One of my favorite underrated actors is the great David Strathairn. The 53-year-old San Francisco native has more than 100 acting credits and continues to surprise. He's currently starring in the TV series Alphas on the SyFy network and brings a lot to a possibly conventional role. Strathairn has appeared in a good number of indie films and works frequently with John Sayles. He's also given memorable supporting performances in mainstream films like Sneakers, The River Wild, and A League of Their Own. He did excellent work in an interesting role on The Sopranos as Robert Wegler, a possible love interest for Carmela. While the writers gave that guy an unfair send-off, he made a distinct impression. I've been admiring Strathairn's work for a long time, so it was refreshing to see him get an Oscar nomination for his lead role in Good Night, and Good Luck. He'll appear next as Secretary of State William Seward in Steven Spielberg's Lincoln, and that part should bring even more interest on this veteran actor. My choices below offer a good starting point for exploring Strathairn's work, and these just represent a small portion of his excellent career.
Honorable Mention: Noah Vosen in The Bourne Ultimatum (2007)

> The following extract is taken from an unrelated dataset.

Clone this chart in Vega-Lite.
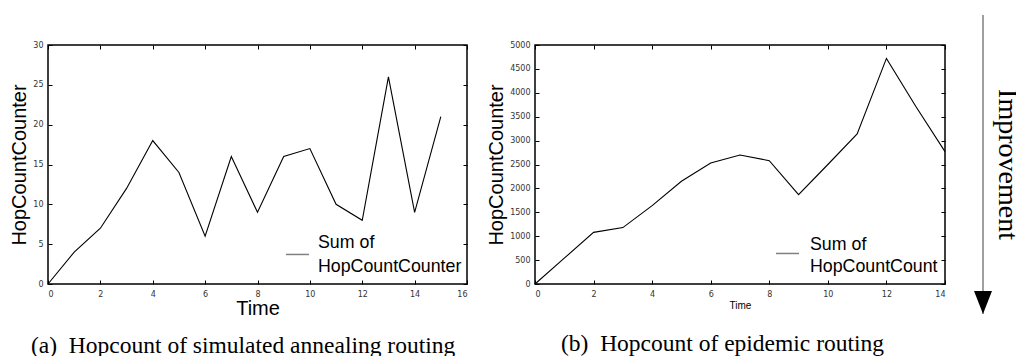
{
  "$schema": "https://vega.github.io/schema/vega-lite/v6.json",
  "padding": {"left": 9, "top": 14, "right": 0, "bottom": 0},
  "background": "#ffffff",
  "datasets": {
    "annealing": [
      {"Time": 0, "HopCountCounter": 0},
      {"Time": 1, "HopCountCounter": 4},
      {"Time": 2, "HopCountCounter": 7},
      {"Time": 3, "HopCountCounter": 12},
      {"Time": 4, "HopCountCounter": 18},
      {"Time": 5, "HopCountCounter": 14},
      {"Time": 6, "HopCountCounter": 6},
      {"Time": 7, "HopCountCounter": 16},
      {"Time": 8, "HopCountCounter": 9},
      {"Time": 9, "HopCountCounter": 16},
      {"Time": 10, "HopCountCounter": 17},
      {"Time": 11, "HopCountCounter": 10},
      {"Time": 12, "HopCountCounter": 8},
      {"Time": 13, "HopCountCounter": 26},
      {"Time": 14, "HopCountCounter": 9},
      {"Time": 15, "HopCountCounter": 21}
    ],
    "epidemic": [
      {"Time": 0, "HopCountCounter": 0},
      {"Time": 1, "HopCountCounter": 540},
      {"Time": 2, "HopCountCounter": 1080},
      {"Time": 3, "HopCountCounter": 1180},
      {"Time": 4, "HopCountCounter": 1640},
      {"Time": 5, "HopCountCounter": 2150},
      {"Time": 6, "HopCountCounter": 2530},
      {"Time": 7, "HopCountCounter": 2700},
      {"Time": 8, "HopCountCounter": 2580},
      {"Time": 9, "HopCountCounter": 1870},
      {"Time": 10, "HopCountCounter": 2500},
      {"Time": 11, "HopCountCounter": 3140},
      {"Time": 12, "HopCountCounter": 4720},
      {"Time": 13, "HopCountCounter": 3720},
      {"Time": 14, "HopCountCounter": 2770}
    ],
    "arrow": [
      {"part": "arrow", "from": 1, "to": 0},
      {"part": "label", "text": "Improvement", "level": 0.5}
    ]
  },
  "config": {
    "font": "Liberation Sans",
    "view": {"stroke": "#000000", "strokeWidth": 1.5},
    "axis": {
      "grid": false,
      "domain": false,
      "tickColor": "#000000",
      "tickSize": -4,
      "tickWidth": 1,
      "labelFont": "DejaVu Sans",
      "labelFontSize": 8,
      "labelColor": "#333333",
      "titleFont": "Liberation Sans",
      "titleFontWeight": "normal",
      "titleColor": "#000000"
    },
    "axisX": {"labelPadding": 10.5},
    "axisY": {"labelPadding": 9, "titleFontSize": 20, "titlePadding": 3, "format": "d"},
    "legend": {
      "title": null,
      "orient": "none",
      "padding": 0,
      "symbolSize": 529,
      "symbolStrokeWidth": 1.5,
      "symbolOpacity": 1,
      "labelFont": "Liberation Sans",
      "labelFontSize": 17.8,
      "labelColor": "#000000",
      "labelLimit": 0
    },
    "title": {
      "font": "Liberation Serif",
      "fontSize": 23.5,
      "fontWeight": "normal",
      "color": "#000000",
      "orient": "bottom",
      "anchor": "start",
      "frame": "group"
    }
  },
  "bounds": "flush",
  "spacing": 68,
  "resolve": {"scale": {"color": "independent"}, "legend": {"color": "independent"}},
  "hconcat": [
    {
      "width": 419,
      "height": 239,
      "title": {"text": "(a)\u2002Hopcount of simulated annealing routing", "dx": -17, "offset": 15},
      "data": {"name": "annealing"},
      "resolve": {"axis": {"x": "independent", "y": "independent"}},
      "layer": [
        {
          "mark": {"type": "line", "strokeWidth": 1.1, "color": "#000000"},
          "encoding": {
            "x": {"field": "Time", "type": "quantitative",
              "scale": {"domain": [0, 16], "nice": false},
              "axis": {"values": [0, 2, 4, 6, 8, 10, 12, 14, 16], "title": "Time", "titleFontSize": 20, "titlePadding": 0}},
            "y": {"field": "HopCountCounter", "type": "quantitative",
              "scale": {"domain": [0, 30], "nice": false},
              "axis": {"values": [0, 5, 10, 15, 20, 25, 30], "title": "HopCountCounter"}}
          }
        },
        {
          "mark": {"type": "line", "opacity": 0},
          "encoding": {
            "x": {"field": "Time", "type": "quantitative",
              "axis": {"orient": "top", "labels": false, "title": null, "values": [0, 2, 4, 6, 8, 10, 12, 14, 16]}},
            "y": {"field": "HopCountCounter", "type": "quantitative",
              "axis": {"orient": "right", "labels": false, "title": null, "values": [0, 5, 10, 15, 20, 25, 30]}},
            "color": {"datum": "Sum of HopCountCounter", "type": "nominal",
              "scale": {"range": ["#808080"]},
              "legend": {"legendX": 237, "legendY": 185, "labelOffset": 8,
                "symbolType": "M-1,1.04L1,1.04",
                "labelExpr": "['Sum of', slice(datum.label, 7)]",
                "encode": {"labels": {"update": {"lineHeight": {"value": 24}}}}}}
          }
        }
      ]
    },
    {
      "width": 410,
      "height": 239,
      "title": {"text": "(b)\u2002Hopcount of epidemic routing", "dx": 26, "offset": 21},
      "data": {"name": "epidemic"},
      "resolve": {"axis": {"x": "independent", "y": "independent"}},
      "layer": [
        {
          "mark": {"type": "line", "strokeWidth": 1.1, "color": "#000000"},
          "encoding": {
            "x": {"field": "Time", "type": "quantitative",
              "scale": {"domain": [0, 14], "nice": false},
              "axis": {"values": [0, 2, 4, 6, 8, 10, 12, 14], "title": "Time", "titleFontSize": 10, "titlePadding": 2}},
            "y": {"field": "HopCountCounter", "type": "quantitative",
              "scale": {"domain": [0, 5000], "nice": false},
              "axis": {"values": [0, 500, 1000, 1500, 2000, 2500, 3000, 3500, 4000, 4500, 5000], "title": "HopCountCounter"}}
          }
        },
        {
          "mark": {"type": "line", "opacity": 0},
          "encoding": {
            "x": {"field": "Time", "type": "quantitative",
              "axis": {"orient": "top", "labels": false, "title": null, "values": [0, 2, 4, 6, 8, 10, 12, 14]}},
            "y": {"field": "HopCountCounter", "type": "quantitative",
              "axis": {"orient": "right", "labels": false, "title": null, "values": [0, 500, 1000, 1500, 2000, 2500, 3000, 3500, 4000, 4500, 5000]}},
            "color": {"datum": "Sum of HopCountCount", "type": "nominal",
              "scale": {"range": ["#808080"]},
              "legend": {"legendX": 240, "legendY": 187, "labelOffset": 10,
                "symbolType": "M-1,0.78L1,0.78",
                "labelExpr": "['Sum of', slice(datum.label, 7)]",
                "encode": {"labels": {"update": {"lineHeight": {"value": 22}}}}}}
          }
        }
      ]
    },
    {
      "width": 1,
      "height": 239,
      "view": {"stroke": null},
      "data": {"name": "arrow"},
      "encoding": {
        "x": {"field": "part", "type": "nominal",
          "scale": {"type": "point", "domain": ["arrow", "label"], "range": [-30, -14.5], "padding": 0},
          "axis": null}
      },
      "layer": [
        {
          "transform": [{"filter": "datum.part === 'arrow'"}],
          "mark": {"type": "rule", "color": "#808080", "strokeWidth": 1.5},
          "encoding": {
            "y": {"field": "from", "type": "quantitative",
              "scale": {"domain": [0, 1], "range": [269, -30], "nice": false, "zero": false}, "axis": null},
            "y2": {"field": "to"}
          }
        },
        {
          "transform": [{"filter": "datum.part === 'arrow'"}],
          "mark": {"type": "point", "shape": "M-0.78,-2L0.78,-2L0,0Z", "filled": true, "color": "#000000", "opacity": 1, "size": 529},
          "encoding": {
            "y": {"field": "to", "type": "quantitative", "axis": null}
          }
        },
        {
          "transform": [{"filter": "datum.part === 'label'"}],
          "mark": {"type": "text", "angle": 90, "align": "center", "baseline": "alphabetic", "font": "Liberation Serif", "fontSize": 28, "color": "#000000"},
          "encoding": {
            "y": {"field": "level", "type": "quantitative", "axis": null},
            "text": {"field": "text"}
          }
        }
      ]
    }
  ]
}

Straitharn's supporting role in the third Jason Bourne film is a perfect example of the type of mainstream role where he excels. He brings weight to the stock character of the government bureaucrat who will do anything to protect his interests. Vosen has no problem giving orders to kill anyone who poses a threat. The reason he's such an effective character is because Straitharn underplays his villainous intentions. It's clear that he's hiding something, but he doesn't immediately scream "bad guy" like Brian Cox or Chris Cooper. I'd love to see him to mix in more roles of this type with lead parts in indie films once Alphas is inevitably cancelled.
5. Rennie in Passion Fish (1992)
One of John Sayles' forgotten films is the wonderful little drama Passion Fish, which chronicles the return of a soap opera actress to her hometown in Louisiana after a crippling car accident. Strathairn plays a smaller role as Rennie, a local who starts a relationship with Mary McDonnell's lead character May-Alice. He's completely believable as a small-town guy who represents her earlier life. McDonnell and Strathairn have excellent chemistry and are an interesting couple. The acting is excellent across the board, particularly from Alfre Woodard as a nurse dealing with May-Alice's demanding personality.
4. Pierce Morehouse Patchett in L.A. Confidential (1997)
When I think of the right actor to play a slimy pornographer, the first name that crosses my mind is not David Strathairn. That makes his success in this role even more remarkable. Sporting a thin mustache and dapper clothes, Patchett isn't the typical heavy that might see in a crime film. He's involved in nefarious activities like prostitution, but he isn't the man pulling the strings behind the scenes. Instead, he's a clever guy who's working solely for his own ends. In just a few scenes, Strathairn conveys that approach with style and makes Patchett a memorable character in a movie filled with them.
3. Eddie Cicotte in Eight Men Out (1988)
John Sayles' adaptation of Eliot Asinof's book about the Black Sox scandal includes a strong cast of young talents early in their careers. John Cusack, Charlie Sheen, D.B. Sweeney, Michael Rooker, and others play the Chicago White Sox players banned after the 1919 World Series. Strathairn plays Eddie Cicotte, a starting pitcher who throws several games after being stiffed by the cheap owners. He's just part of the ensemble cast but stands out as one of the most interesting characters. Although his behavior in not giving his best is sad, we understand the conditions that push him to compromise his integrity.
2. Edward R. Murrow in Good Night, and Good Luck (2005)
This performance could easily be my top pick and is Strathairn's most recognizable performance. The George Clooney film is an actors' movie and takes a subdued approach to the conflict between Murrow and Joseph McCarthy. Its stunning black-and-white cinematography provides just the right tone for the period. Strathairn does a great job as the lead and shows the difficulties faced by the famous journalist when he battled the nasty senator. It's a remarkable movie that remains underrated despite the six Oscar nominations.
1. Joe Gastineau in Limbo (1999)
I'm a huge John Sayles fan, so it says a lot when I proclaim Limbo as my favorite of his films. It portrays a believable Alaskan community that's struggling to stay afloat, then morphs into a personal tale of survival. Strathairn is brilliant as Joe Gastineau, a worn-down handyman who's still dealing with tragic events that happened a long time ago. He starts a relationship with Donna (Mary Elizabeth Mastrantonio), a single mom who sings at a local bar. She's struggling to raise her teenage daughter Noelle (Vanessa Martinez) and keep her career afloat. Along with Joe, they form an interesting trio who bond while trying to stay alive. The slow-moving story works because the actors create engaging individuals. Strathairn sells the reluctant side of Joe that's only grown during the recent years. He needs Donna as much as she needs him, and this bond only grows when they're facing dire consequences.